Each private equity fund often requires a 7 to 10 year commitment. The only way for an investor to become liquid within the commitment period is to sell into the "secondary market." This market is made up of investors who expect to capture extraordinary returns by purchasing limited partnership interests from those who, for some reason, are desperate to sell - great for the buyer, bad for the seller. Consequently, investors should carefully consider liquidity requirements before committing to private equity.
Why would anyone commit to tying up capital for that long? Some say for risk reduction. People in the "private equity business" often tout this asset class as a diversifier. While there is some truth in that claim, it is often overstated. Most of the correlation benefit comes from the fact that private equity assets are only rarely "marked to market." This makes them appear to be far less volatile than public equities, for example, but if they were marked to market every day they would show plenty of volatility.

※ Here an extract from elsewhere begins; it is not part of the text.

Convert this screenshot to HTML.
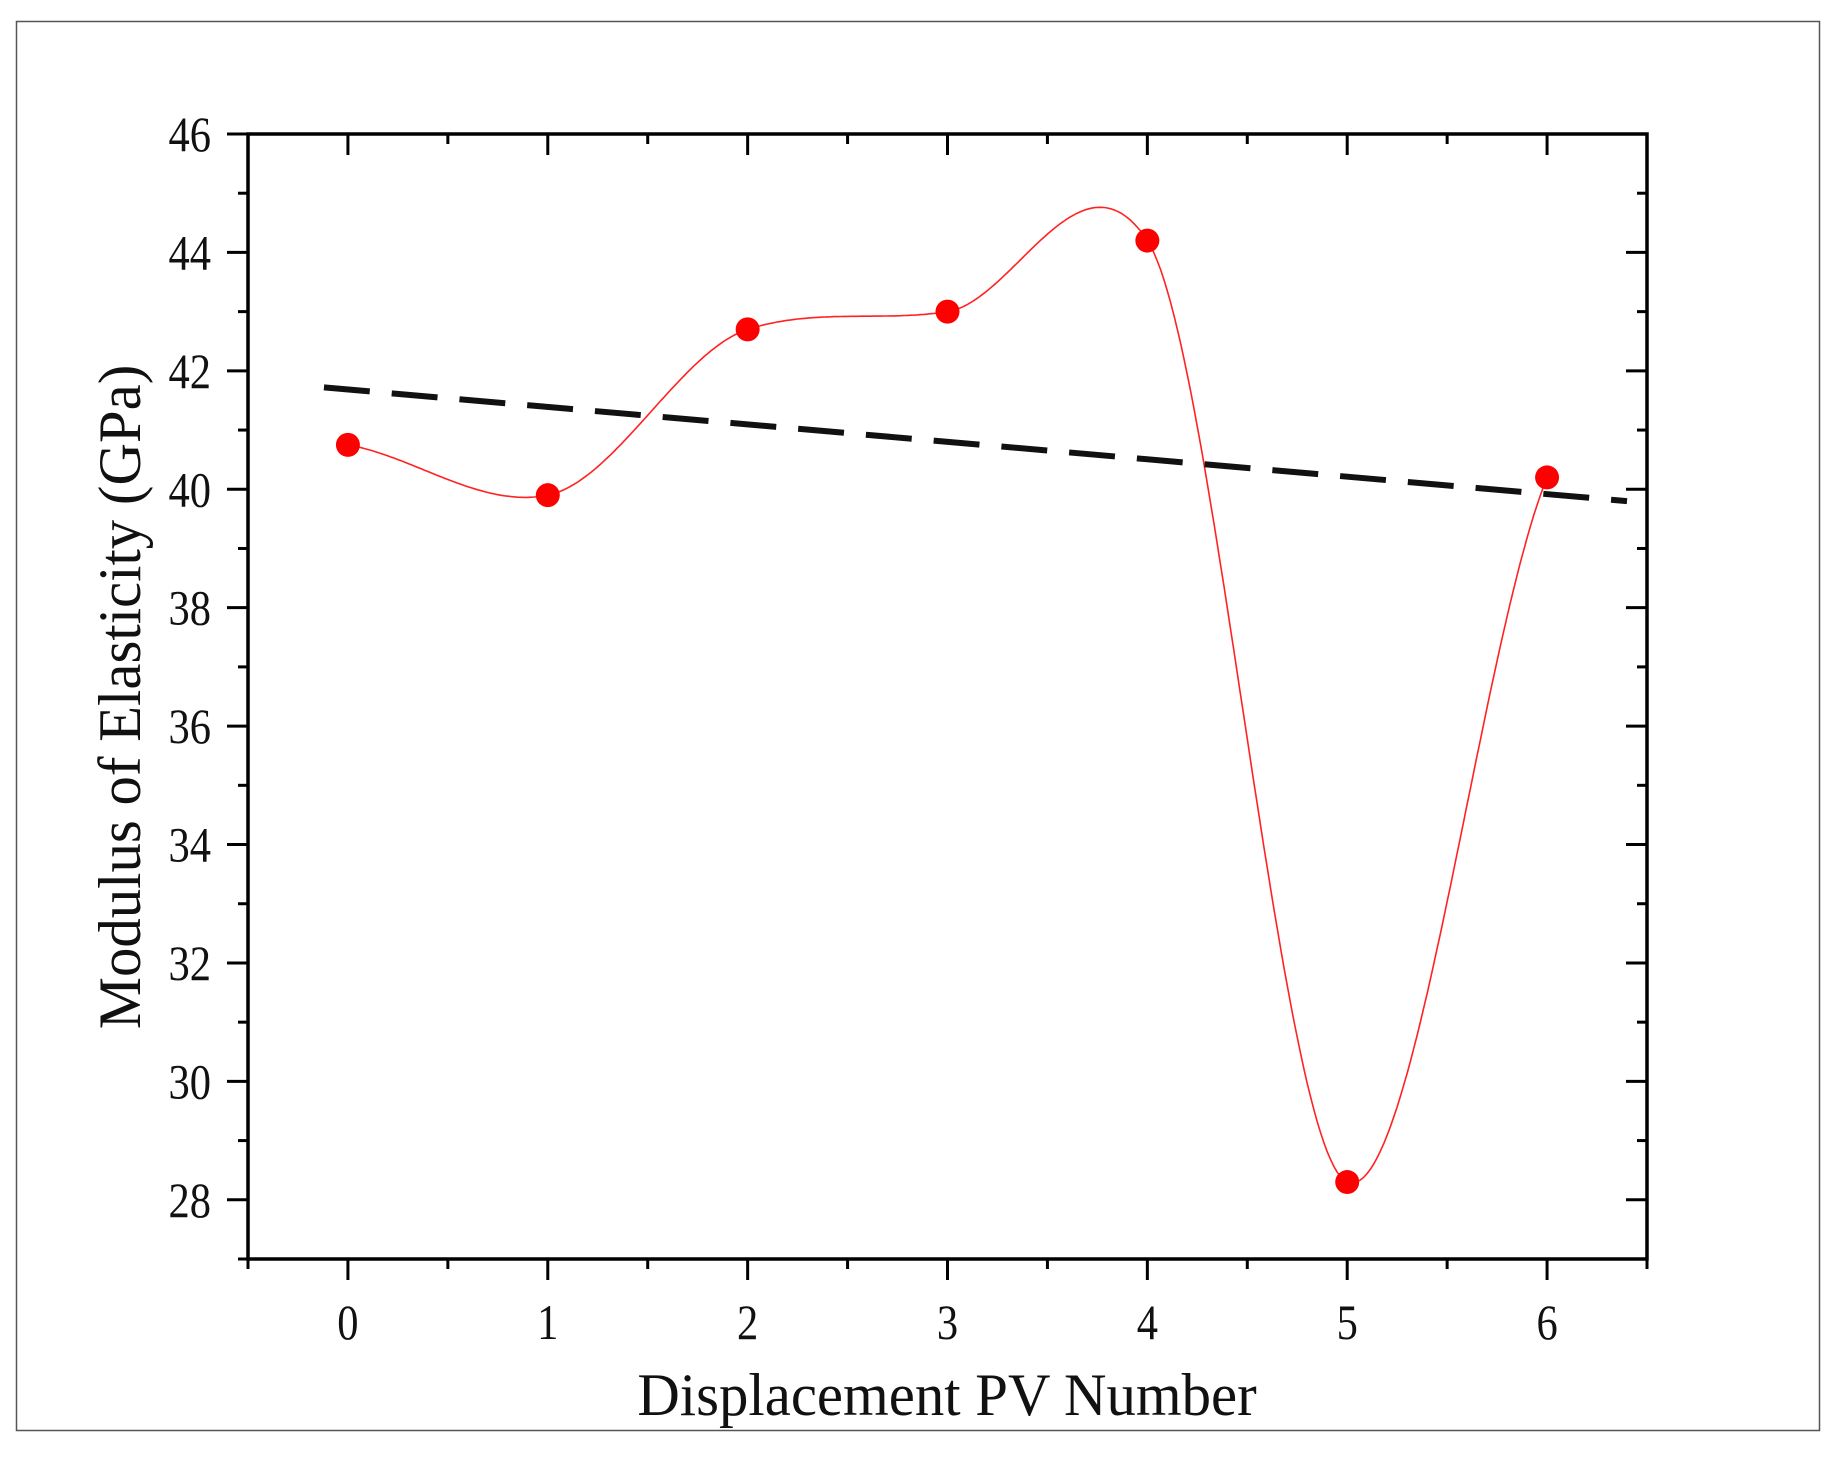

The real reason to participate in private equity is simple; private equity can produce returns that are substantially greater than the public equity market. Although the "average" private equity fund does not beat public market performance, funds that fall in the top 25% of the private equity universe consistently outperform. This is an inefficient space and a source of what we call "elbow grease alpha" (alpha being a synonym for value added).
Private equity managers can add value in three ways. The first is to buy into a company at an attractive price. The second is to bring real operating expertise to that company - to make it into a more successful enterprise. The third is to sell at an attractive price.
Numbers one and three are largely market driven and really beyond anyone's control. Consequently, we always try to invest with great, experienced operators who are more likely to add value regardless of overall market conditions.
That is what we mean by a "program." A professionally managed, multi-fund pool, diversified by time as well as type and carefully constructed over several years.